=== Work required ===
Retype every line from the top of the entries down to the one with "const yTicks = [55, 60, 65, 70, 75, 80, 85, 90];", both included, and skip the pictures.

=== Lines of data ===
== == ==

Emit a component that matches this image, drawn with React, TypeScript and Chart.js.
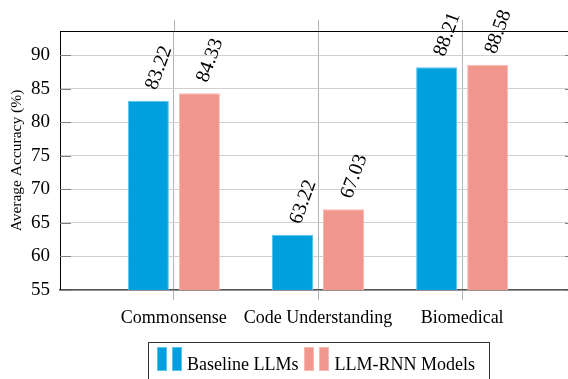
import { useEffect, useRef } from "react";
import { Chart, registerables } from "chart.js";

Chart.register(...registerables);

const categories = ["Commonsense", "Code Understanding", "Biomedical"];
const baselineLLMs = [83.22, 63.22, 88.21];
const llmRnnModels = [84.33, 67.03, 88.58];
const seriesLabels = ["Baseline LLMs", "LLM-RNN Models"];
const yTicks = [55, 60, 65, 70, 75, 80, 85, 90];

const BLUE = "rgb(0,160,222)";
const BLUE_EDGE = "rgb(90,195,238)";
const PINK = "rgb(241,150,141)";
const PINK_EDGE = "rgb(247,185,178)";
const FONT = "'Liberation Serif', 'Times New Roman', serif";

function drawMarker(ctx: CanvasRenderingContext2D, x: number, y: number, fill: string, edge: string) {
  [0, 15].forEach((dx) => {
    ctx.fillStyle = edge;
    ctx.fillRect(x + dx, y, 10, 24);
    ctx.fillStyle = fill;
    ctx.fillRect(x + dx + 1, y + 1, 8, 22);
  });
}

const decor = {
  id: "decor",
  beforeDatasetsDraw(chart: any) {
    const { ctx, chartArea, scales } = chart;
    ctx.save();
    ctx.lineWidth = 1;
    ctx.strokeStyle = "#b4b4b4";
    categories.forEach((_, i) => {
      const px = Math.round(scales.x.getPixelForValue(i)) + 0.5;
      ctx.beginPath();
      ctx.moveTo(px, chartArea.top - 11);
      ctx.lineTo(px, chartArea.top);
      ctx.stroke();
    });
    ctx.strokeStyle = "#808080";
    yTicks.forEach((v) => {
      const py = Math.round(scales.y.getPixelForValue(v)) + 0.5;
      ctx.beginPath();
      ctx.moveTo(chartArea.left, py);
      ctx.lineTo(chartArea.left + 11, py);
      ctx.moveTo(chartArea.right - 11, py);
      ctx.lineTo(chartArea.right, py);
      ctx.stroke();
    });
    ctx.restore();
  },
  afterDraw(chart: any) {
    const { ctx, chartArea } = chart;
    ctx.save();
    // top frame line
    ctx.strokeStyle = "#000";
    ctx.lineWidth = 1;
    ctx.beginPath();
    ctx.moveTo(chartArea.left, Math.round(chartArea.top) + 0.5);
    ctx.lineTo(chartArea.right, Math.round(chartArea.top) + 0.5);
    ctx.stroke();

    // value labels
    ctx.fillStyle = "#000";
    ctx.font = `20px ${FONT}`;
    ctx.textAlign = "left";
    ctx.textBaseline = "middle";
    chart.data.datasets.forEach((ds: any, di: number) => {
      const meta = chart.getDatasetMeta(di);
      meta.data.forEach((bar: any, j: number) => {
        const v = ds.data[j].y;
        ctx.save();
        ctx.translate(bar.x + 1, bar.y - 6);
        ctx.rotate((-70 * Math.PI) / 180);
        ctx.fillText(v.toFixed(2), 6, 0);
        ctx.restore();
      });
    });

    // legend (custom, ybar style markers)
    ctx.font = `18px ${FONT}`;
    ctx.textBaseline = "alphabetic";
    const items = chart.data.datasets.map((ds: any) => ({
      text: ds.label,
      fill: ds.backgroundColor,
      edge: ds.borderColor,
      w: ctx.measureText(ds.label).width,
    }));
    const contentW =
      items.reduce((s: number, it: any) => s + 25 + 5 + it.w, 0) + 6 * (items.length - 1);
    const boxW = contentW + 9 + 14;
    const cx = (chartArea.left + chartArea.right) / 2;
    const boxL = Math.round(cx - boxW / 2);
    const boxT = chartArea.bottom + 52;
    ctx.strokeStyle = "#333";
    ctx.lineWidth = 1;
    ctx.strokeRect(boxL + 0.5, Math.round(boxT) + 0.5, Math.round(boxW), 60);
    let x = boxL + 9;
    items.forEach((it: any) => {
      drawMarker(ctx, Math.round(x), Math.round(boxT) + 5, it.fill, it.edge);
      x += 30;
      ctx.fillStyle = "#000";
      ctx.fillText(it.text, x, boxT + 27.5);
      x += it.w + 6;
    });
    ctx.restore();
  },
};

export default function App() {
  const ref = useRef<HTMLCanvasElement | null>(null);

  useEffect(() => {
    if (!ref.current) return;
    const chart = new Chart(ref.current, {
      type: "bar",
      data: {
        datasets: [
          {
            label: seriesLabels[0],
            data: baselineLLMs.map((y, i) => ({ x: i, y })),
            backgroundColor: BLUE,
            borderColor: BLUE_EDGE,
            borderWidth: 1,
            categoryPercentage: 0.708,
            barPercentage: 0.804,
          },
          {
            label: seriesLabels[1],
            data: llmRnnModels.map((y, i) => ({ x: i, y })),
            backgroundColor: PINK,
            borderColor: PINK_EDGE,
            borderWidth: 1,
            categoryPercentage: 0.708,
            barPercentage: 0.804,
          },
        ] as any,
      },
      plugins: [decor],
      options: {
        animation: false,
        responsive: false,
        maintainAspectRatio: false,
        layout: { padding: { top: 31, right: 60, left: 0, bottom: 38 } },
        plugins: {
          tooltip: { enabled: false },
          legend: { display: false },
        },
        scales: {
          x: {
            type: "linear",
            offset: false,
            min: -0.79,
            max: 2.79,
            afterBuildTicks: (s: any) => {
              s.ticks = categories.map((_, i) => ({ value: i }));
            },
            afterFit: (s: any) => {
              s.height = 52;
            },
            ticks: {
              callback: (v: any) => categories[v] ?? "",
              color: "#000",
              font: { family: FONT, size: 18 },
              padding: 7,
              maxRotation: 0,
              autoSkip: false,
            },
            grid: { offset: false, color: "#b4b4b4", tickColor: "#b4b4b4", tickLength: 10 },
            border: { color: "#555", width: 1.5 },
          },
          y: {
            min: 55,
            max: 93.6,
            afterBuildTicks: (s: any) => {
              s.ticks = yTicks.map((v) => ({ value: v }));
            },
            afterFit: (s: any) => {
              s.width = 60;
            },
            ticks: {
              color: "#000",
              font: { family: FONT, size: 19 },
              padding: 10,
            },
            grid: { color: "#d0d0d0", drawTicks: false },
            border: { color: "#000", width: 1 },
            title: {
              display: true,
              text: "Average Accuracy (%)",
              color: "#000",
              font: { family: FONT, size: 15.5 },
              padding: { top: 8, bottom: 0 },
            },
          },
        },
      } as any,
    });
    return () => chart.destroy();
  }, []);

  return (
    <div
      style={{
        position: "fixed",
        left: 0,
        top: 0,
        width: 568,
        height: 379,
        overflow: "hidden",
        background: "#fff",
      }}
    >
      <canvas ref={ref} width={636} height={380} style={{ display: "block" }} />
    </div>
  );
}
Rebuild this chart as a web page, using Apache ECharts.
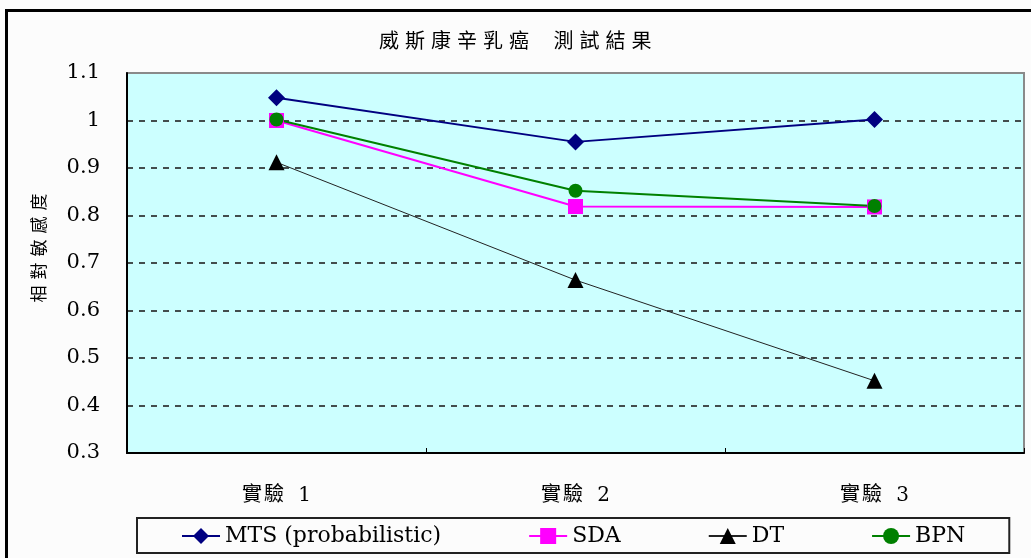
<!DOCTYPE html>
<html>
<head>
<meta charset="utf-8">
<script src="https://cdn.jsdelivr.net/npm/echarts@6/dist/echarts.min.js"></script>
<style>
  html, body { margin: 0; padding: 0; background: #fcfcfc; }
  #chart { width: 1031px; height: 558px; }
</style>
</head>
<body>
<div id="chart"></div>
<script>
// Chart text
const titleText = '威斯康辛乳癌 測試結果';
const yAxisName = '相對敏感度';

// Categories and y-axis range
const categories = ['實驗 1', '實驗 2', '實驗 3'];
const yMin = 0.3;
const yMax = 1.1;
const yStep = 0.1;

// Series values
const seriesNames = ['MTS (probabilistic)', 'SDA', 'DT', 'BPN'];
const mtsValues = [1.048, 0.955, 1.002];
const sdaValues = [1.0, 0.819, 0.818];
const dtValues = [0.912, 0.664, 0.452];
const bpnValues = [1.002, 0.852, 0.820];

const latin = 'DejaVu Serif';
const cjk = 'Noto Sans CJK TC';

// Wrap every character in a rich-text token so the glyphs get extra spacing
function spaced(str, style, spaceStyle) {
  return str.split('').map(c => c === ' ' ? `{${spaceStyle}|${c}}` : `{${style}|${c}}`).join('');
}

const chart = echarts.init(document.getElementById('chart'), null, { renderer: 'canvas' });

const option = {
  backgroundColor: '#fcfcfc',
  animation: false,
  title: {
    text: spaced(titleText, 'c', 'sp'),
    left: 376,
    top: 30,
    padding: 0,
    textStyle: {
      rich: {
        c: { fontFamily: cjk, fontSize: 20, color: '#000', padding: [0, 3], fontWeight: 'normal' },
        sp: { fontFamily: cjk, fontSize: 20, color: '#000', padding: [0, 7] }
      }
    }
  },
  graphic: [{
    type: 'rect',
    shape: { x: 6.5, y: 10.5, width: 1100, height: 600 },
    style: { fill: 'none', stroke: '#000', lineWidth: 3 },
    silent: true,
    z: 100
  }],
  grid: {
    left: 127,
    top: 73,
    right: 7,
    bottom: 105,
    show: true,
    backgroundColor: '#ccffff',
    borderColor: '#8a8a8a',
    borderWidth: 2
  },
  legend: {
    left: 137,
    top: 518,
    orient: 'horizontal',
    data: seriesNames,
    itemWidth: 38,
    itemHeight: 20,
    itemGap: 87,
    padding: [6, 44, 5, 44],
    borderColor: '#222',
    borderWidth: 2,
    backgroundColor: '#fcfcfc',
    textStyle: { fontFamily: latin, fontSize: 22, color: '#000', lineHeight: 24 }
  },
  xAxis: {
    type: 'category',
    data: categories,
    boundaryGap: true,
    axisLine: { show: true, lineStyle: { color: '#000', width: 2 } },
    axisTick: { show: true, inside: true, length: 5, lineStyle: { color: '#000', width: 1 } },
    axisLabel: {
      margin: 33,
      formatter: v => spaced(v, 'c', 'sp'),
      rich: {
        c: { fontFamily: latin + ', ' + cjk, fontSize: 20, color: '#000', padding: [0, 1] },
        sp: { fontFamily: latin, fontSize: 20, color: '#000', padding: [0, 3] }
      }
    },
    splitLine: { show: false }
  },
  yAxis: {
    type: 'value',
    min: yMin,
    max: yMax,
    interval: yStep,
    name: spaced(yAxisName, 'n', 'n'),
    nameLocation: 'middle',
    nameRotate: 90,
    nameGap: 80,
    nameTextStyle: {
      padding: [0, 0, 0, 30],
      rich: {
        n: { fontFamily: cjk, fontSize: 17, color: '#000', padding: [0, 3] }
      }
    },
    axisLine: { show: true, lineStyle: { color: '#000', width: 2 } },
    axisTick: { show: false },
    axisLabel: {
      margin: 27,
      color: '#000',
      fontSize: 21,
      fontFamily: latin,
      formatter: v => String(parseFloat(v.toFixed(1)))
    },
    splitLine: {
      show: true,
      showMinLine: false,
      showMaxLine: false,
      lineStyle: { color: '#222', width: 1.6, type: [6, 6] }
    }
  },
  series: [
    {
      name: seriesNames[0], type: 'line', data: mtsValues,
      symbol: 'diamond', symbolSize: 17,
      itemStyle: { color: '#000080' },
      lineStyle: { color: '#000080', width: 2 }
    },
    {
      name: seriesNames[1], type: 'line', data: sdaValues,
      symbol: 'rect', symbolSize: 15,
      itemStyle: { color: '#ff00ff' },
      lineStyle: { color: '#ff00ff', width: 2 }
    },
    {
      name: seriesNames[2], type: 'line', data: dtValues,
      symbol: 'triangle', symbolSize: 16,
      itemStyle: { color: '#000' },
      lineStyle: { color: '#222', width: 1 }
    },
    {
      name: seriesNames[3], type: 'line', data: bpnValues,
      symbol: 'circle', symbolSize: 14,
      itemStyle: { color: '#008000' },
      lineStyle: { color: '#008000', width: 2 }
    }
  ]
};

chart.setOption(option);
</script>
</body>
</html>
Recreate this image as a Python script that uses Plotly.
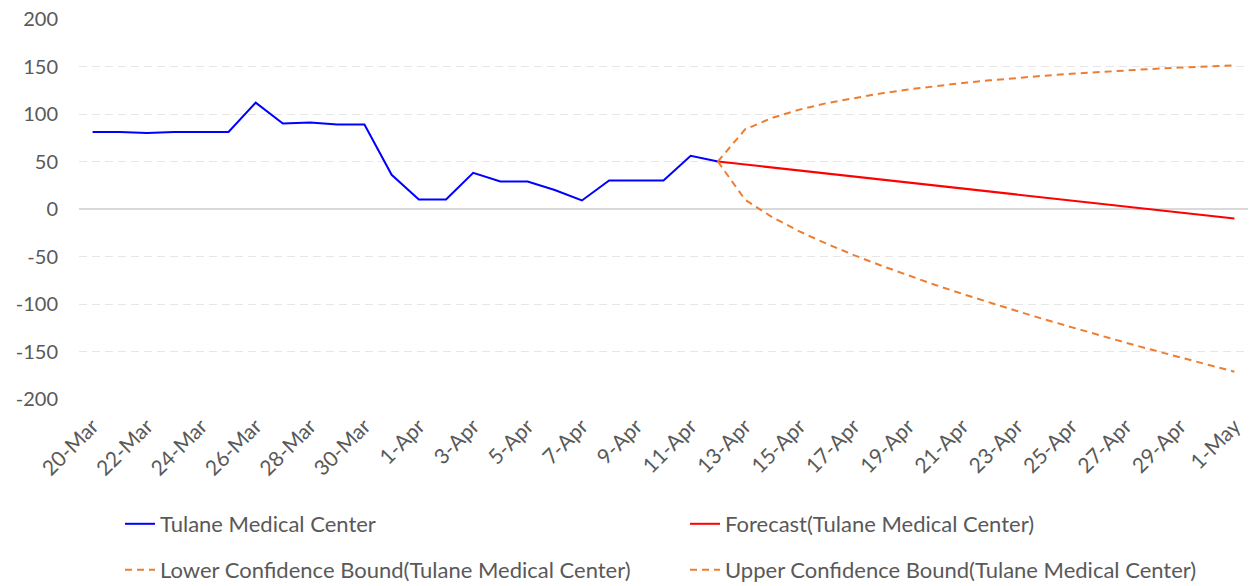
import plotly.graph_objects as go
import pandas as pd

# ---- data ----
actual_dates = pd.date_range("2020-03-20", "2020-04-12", freq="D")
actual_values = [81, 81, 80, 81, 81, 81, 112, 90, 91, 89, 89, 36,
                 10, 10, 38, 29, 29, 20, 9, 30, 30, 30, 56, 50]

forecast_dates = pd.date_range("2020-04-12", "2020-05-01", freq="D")
forecast_values = [50, 46.8, 43.7, 40.5, 37.4, 34.2, 31.1, 27.9, 24.7, 21.6,
                   18.4, 15.3, 12.1, 8.9, 5.8, 2.6, -0.5, -3.7, -6.8, -10]
lower_values = [50, 9.8, -8.6, -23.6, -36.6, -48.5, -59.5, -70.0, -80.0, -89.4,
                -98.6, -107.4, -116.1, -124.5, -132.6, -140.7, -148.5, -156.3, -163.8, -171.3]
upper_values = [50, 83.8, 96.0, 104.6, 111.4, 116.9, 121.7, 125.8, 129.4, 132.6,
                135.4, 138.0, 140.3, 142.3, 144.2, 145.9, 147.5, 148.9, 150.2, 151.3]

tick_dates = pd.date_range("2020-03-20", "2020-05-01", freq="2D")
tick_labels = ["20-Mar", "22-Mar", "24-Mar", "26-Mar", "28-Mar", "30-Mar", "1-Apr",
               "3-Apr", "5-Apr", "7-Apr", "9-Apr", "11-Apr", "13-Apr", "15-Apr",
               "17-Apr", "19-Apr", "21-Apr", "23-Apr", "25-Apr", "27-Apr", "29-Apr", "1-May"]
y_ticks = [-200, -150, -100, -50, 0, 50, 100, 150, 200]
y_tick_labels = ["-200", "-150", "-100", "-50", "0", "50", "100", "150", "200"]

FONT = "Lato"
GREY = "#595959"

fig = go.Figure()
fig.add_trace(go.Scatter(x=actual_dates, y=actual_values, mode="lines",
                         name="Tulane Medical Center",
                         line=dict(color="#0000FF", width=2), legend="legend"))
fig.add_trace(go.Scatter(x=forecast_dates, y=forecast_values, mode="lines",
                         name="Forecast(Tulane Medical Center)",
                         line=dict(color="#FF0000", width=2), legend="legend"))
fig.add_trace(go.Scatter(x=forecast_dates, y=lower_values, mode="lines",
                         name="Lower Confidence Bound(Tulane Medical Center)",
                         line=dict(color="#ED7D31", width=2, dash="7px,5px"), legend="legend2"))
fig.add_trace(go.Scatter(x=forecast_dates, y=upper_values, mode="lines",
                         name="Upper Confidence Bound(Tulane Medical Center)",
                         line=dict(color="#ED7D31", width=2, dash="7px,5px"), legend="legend2"))

x0 = pd.Timestamp("2020-03-20") - pd.Timedelta(hours=12)
x1 = pd.Timestamp("2020-05-01") + pd.Timedelta(hours=12)

PLOT_TOP, PLOT_BOTTOM = 19, 399
PLOT_H = PLOT_BOTTOM - PLOT_TOP
PLOT_L = 79
PLOT_W = 1249 - 1 - PLOT_L


def paper_y(px):
    return (PLOT_BOTTOM - px) / PLOT_H


def paper_x(px):
    return (px - PLOT_L) / PLOT_W


legend_common = dict(orientation="h", xanchor="left", yanchor="middle",
                     entrywidth=520, entrywidthmode="pixels",
                     font=dict(family=FONT, size=22, color=GREY),
                     bgcolor="rgba(0,0,0,0)", x=paper_x(120))

fig.update_layout(
    width=1249, height=586,
    margin=dict(l=PLOT_L, r=1, t=PLOT_TOP, b=586 - PLOT_BOTTOM, autoexpand=False),
    plot_bgcolor="white", paper_bgcolor="white",
    font=dict(family=FONT, size=18, color=GREY),
    xaxis=dict(type="date", range=[x0, x1], tickvals=tick_dates, ticktext=tick_labels,
               tickangle=-45, showgrid=False, zeroline=False, showline=False,
               ticks="", ticklabelstandoff=10,
               tickfont=dict(family=FONT, size=21, color=GREY)),
    yaxis=dict(range=[-200, 200], tickvals=y_ticks, ticktext=y_tick_labels, showgrid=True,
               gridcolor="#E6E6E6", griddash="8px,5px", gridwidth=1,
               zeroline=True, zerolinecolor="#D9D9D9", zerolinewidth=2,
               showline=False, ticks="", ticklabelstandoff=20,
               tickfont=dict(family=FONT, size=20, color=GREY)),
    legend=dict(y=paper_y(524), **legend_common),
    legend2=dict(y=paper_y(570), **legend_common),
    showlegend=True,
)

fig.write_html("out.html", config={"displayModeBar": False},
               post_script="document.body.style.margin='0';document.body.style.overflow='hidden';")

== == ==

=== Task result ===
Emit a component that matches this image, drawn with React, TypeScript and Chart.js.
import { useEffect, useRef } from "react";
import { Chart, registerables } from "chart.js";

Chart.register(...registerables);

const categories = ["Commonsense", "Code Understanding", "Biomedical"];
const baselineLLMs = [83.22, 63.22, 88.21];
const llmRnnModels = [84.33, 67.03, 88.58];
const seriesLabels = ["Baseline LLMs", "LLM-RNN Models"];
const yTicks = [55, 60, 65, 70, 75, 80, 85, 90];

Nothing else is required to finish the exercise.